## What is required:
Leave out the pictures and set down exactly the lines from the start of the listing through the one with "import pandas as pd", both included.

#### Data segment

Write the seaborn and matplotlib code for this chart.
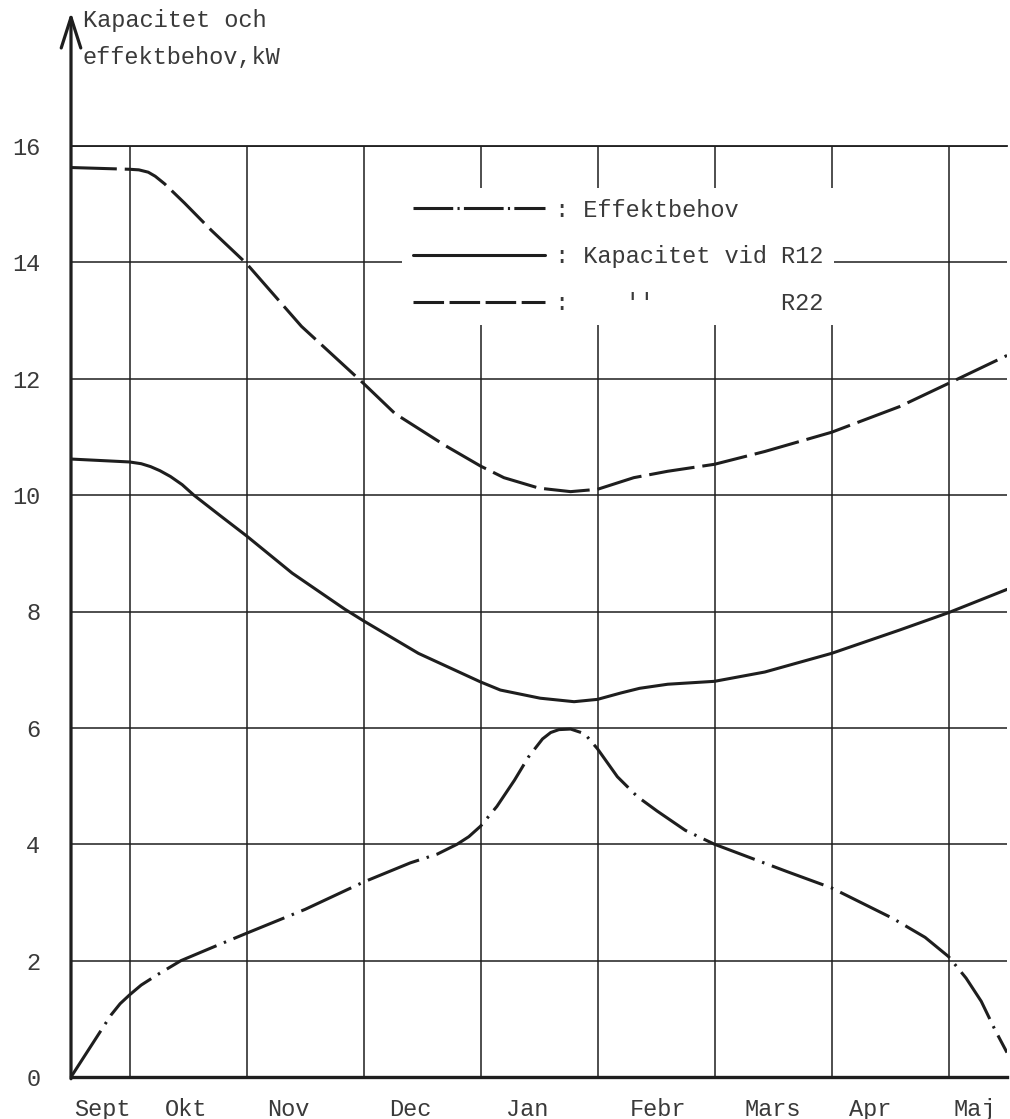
import matplotlib
matplotlib.use("Agg")
import matplotlib.pyplot as plt
from matplotlib.lines import Line2D
import seaborn as sns
import pandas as pd

# ---------------- data ----------------
months = ["Sept", "Okt", "Nov", "Dec", "Jan", "Febr", "Mars", "Apr", "Maj"]
month_label_pos = [0.27, 0.98, 1.86, 2.90, 3.90, 5.02, 6.00, 6.83, 7.72]
month_grid_pos = [0.5, 1.5, 2.5, 3.5, 4.5, 5.5, 6.5, 7.5]
y_ticks = [0, 2, 4, 6, 8, 10, 12, 14, 16]

effekt_x = [0.00, 0.17, 0.34, 0.42, 0.50, 0.60, 0.74, 0.94, 1.20, 1.50, 2.00,
            2.50, 2.90, 3.13, 3.30, 3.40, 3.50, 3.64, 3.79, 3.91, 4.03, 4.10,
            4.17, 4.27, 4.39, 4.50, 4.67, 4.84, 5.01, 5.25, 5.50, 6.12, 6.50,
            7.02, 7.30, 7.50, 7.65, 7.78, 7.90, 8.00]
effekt_y = [0.00, 0.53, 1.06, 1.26, 1.41, 1.58, 1.76, 2.00, 2.22, 2.47, 2.88,
            3.35, 3.68, 3.83, 4.00, 4.13, 4.31, 4.65, 5.10, 5.50, 5.81, 5.92,
            5.97, 5.98, 5.90, 5.64, 5.16, 4.82, 4.57, 4.24, 4.00, 3.53, 3.25,
            2.73, 2.40, 2.07, 1.70, 1.30, 0.80, 0.42]

r12_x = [0.00, 0.50, 0.60, 0.68, 0.76, 0.85, 0.95, 1.05, 1.28, 1.50, 1.89,
         2.34, 2.50, 2.97, 3.50, 3.67, 4.01, 4.30, 4.50, 4.70, 4.86, 5.10,
         5.50, 5.93, 6.50, 7.08, 7.50, 8.00]
r12_y = [10.62, 10.57, 10.54, 10.49, 10.42, 10.32, 10.18, 10.00, 9.64, 9.30, 8.66,
         8.04, 7.84, 7.28, 6.79, 6.65, 6.51, 6.45, 6.49, 6.60, 6.68, 6.75,
         6.80, 6.96, 7.28, 7.68, 7.98, 8.38]

r22_x = [0.00, 0.50, 0.58, 0.66, 0.72, 0.80, 0.97, 1.20, 1.50, 1.97, 2.43,
         2.50, 2.77, 3.20, 3.50, 3.70, 4.00, 4.27, 4.50, 4.81, 5.10, 5.50,
         5.93, 6.50, 7.08, 7.50, 8.00]
r22_y = [15.63, 15.60, 15.59, 15.55, 15.48, 15.35, 15.02, 14.55, 13.98, 12.90, 12.05,
         11.92, 11.40, 10.85, 10.50, 10.30, 10.12, 10.06, 10.10, 10.30, 10.41, 10.53,
         10.75, 11.08, 11.52, 11.92, 12.40]

series_names = ["Effektbehov", "Kapacitet vid R12", "R22"]
legend_labels = [": Effektbehov", ": Kapacitet vid R12", ":    ''         R22"]

df = pd.concat([
    pd.DataFrame({"x": effekt_x, "y": effekt_y, "serie": series_names[0]}),
    pd.DataFrame({"x": r12_x, "y": r12_y, "serie": series_names[1]}),
    pd.DataFrame({"x": r22_x, "y": r22_y, "serie": series_names[2]}),
], ignore_index=True)

# ---------------- style ----------------
sns.set_theme(style="white")
plt.rcParams["font.family"] = ["Liberation Mono", "DejaVu Sans Mono"]
INK = "#1e1e1e"
TXT = "#3a3a3a"
FS = 17

fig = plt.figure(figsize=(10.10, 11.19), dpi=100)
fig.patch.set_facecolor("white")
ax = fig.add_axes([71 / 1010, 42 / 1119, 936 / 1010, 931 / 1119])
ax.set_facecolor("white")

line_dashes = {
    series_names[0]: (18, 2.6, 0.8, 2.6),
    series_names[1]: "",
    series_names[2]: (15, 2.6),
}
palette = {n: INK for n in series_names}

sns.lineplot(data=df, x="x", y="y", hue="serie", style="serie",
             palette=palette, dashes=line_dashes, linewidth=2.2,
             estimator=None, sort=False, legend=False, ax=ax, zorder=3)
for ln in ax.lines:
    ln.set_solid_joinstyle("round")
    ln.set_dash_joinstyle("round")

ax.set_xlim(0, 8.0)
ax.set_ylim(0, 16)

# grid
ax.set_xticks(month_grid_pos, minor=True)
ax.set_xticks(month_label_pos)
ax.set_xticklabels(months, fontsize=FS, color=TXT)
ax.set_yticks(y_ticks)
ax.set_yticklabels([str(v) for v in y_ticks], fontsize=FS, color=TXT)
ax.xaxis.grid(True, which="minor", color=INK, linewidth=1.1)
ax.xaxis.grid(False, which="major")
ax.yaxis.grid(True, which="major", color=INK, linewidth=1.1)
ax.set_axisbelow(True)
ax.tick_params(axis="x", which="both", length=0, pad=15)
ax.tick_params(axis="y", which="both", length=0, pad=22)
ax.set_xlabel("")
ax.set_ylabel("")

for side in ["right", "left"]:
    ax.spines[side].set_visible(False)
ax.spines["bottom"].set_color(INK)
ax.spines["bottom"].set_linewidth(2.4)
ax.spines["top"].set_color(INK)
ax.spines["top"].set_linewidth(1.3)

# y axis with arrow
ax.annotate("", xy=(0, 18.3), xytext=(0, -0.03), xycoords="data",
            arrowprops=dict(arrowstyle="->,head_length=1.0,head_width=0.32",
                            lw=2.3, color=INK, mutation_scale=22,
                            shrinkA=0, shrinkB=0),
            annotation_clip=False, zorder=4)

# axis title
fig.text(83 / 1010, 1 - 20 / 1119, "Kapacitet och", fontsize=FS, color=TXT,
         ha="left", va="center")
fig.text(83 / 1010, 1 - 58 / 1119, "effektbehov,kW", fontsize=FS, color=TXT,
         ha="left", va="center")

# legend
handles = [
    Line2D([], [], color=INK, lw=2.2, dashes=(13, 1.4, 0.7, 1.4)),
    Line2D([], [], color=INK, lw=2.2),
    Line2D([], [], color=INK, lw=2.2, dashes=(10, 1.8)),
]
leg = ax.legend(handles, legend_labels, loc="upper left",
                bbox_to_anchor=(402 / 1010, 1 - 188 / 1119),
                bbox_transform=fig.transFigure, borderaxespad=0,
                frameon=True, facecolor="white", edgecolor="none",
                framealpha=1.0, fancybox=False, fontsize=FS,
                handlelength=5.6, handletextpad=0.45, borderpad=0.45,
                labelspacing=1.0)
for t in leg.get_texts():
    t.set_color(TXT)
leg.set_zorder(5)

fig.savefig("out.png", dpi=100, facecolor="white")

########

## Response to the exercise:
Write the seaborn and matplotlib code for this chart.
import matplotlib
matplotlib.use("Agg")
import matplotlib.pyplot as plt
from matplotlib.lines import Line2D
import seaborn as sns
import pandas as pd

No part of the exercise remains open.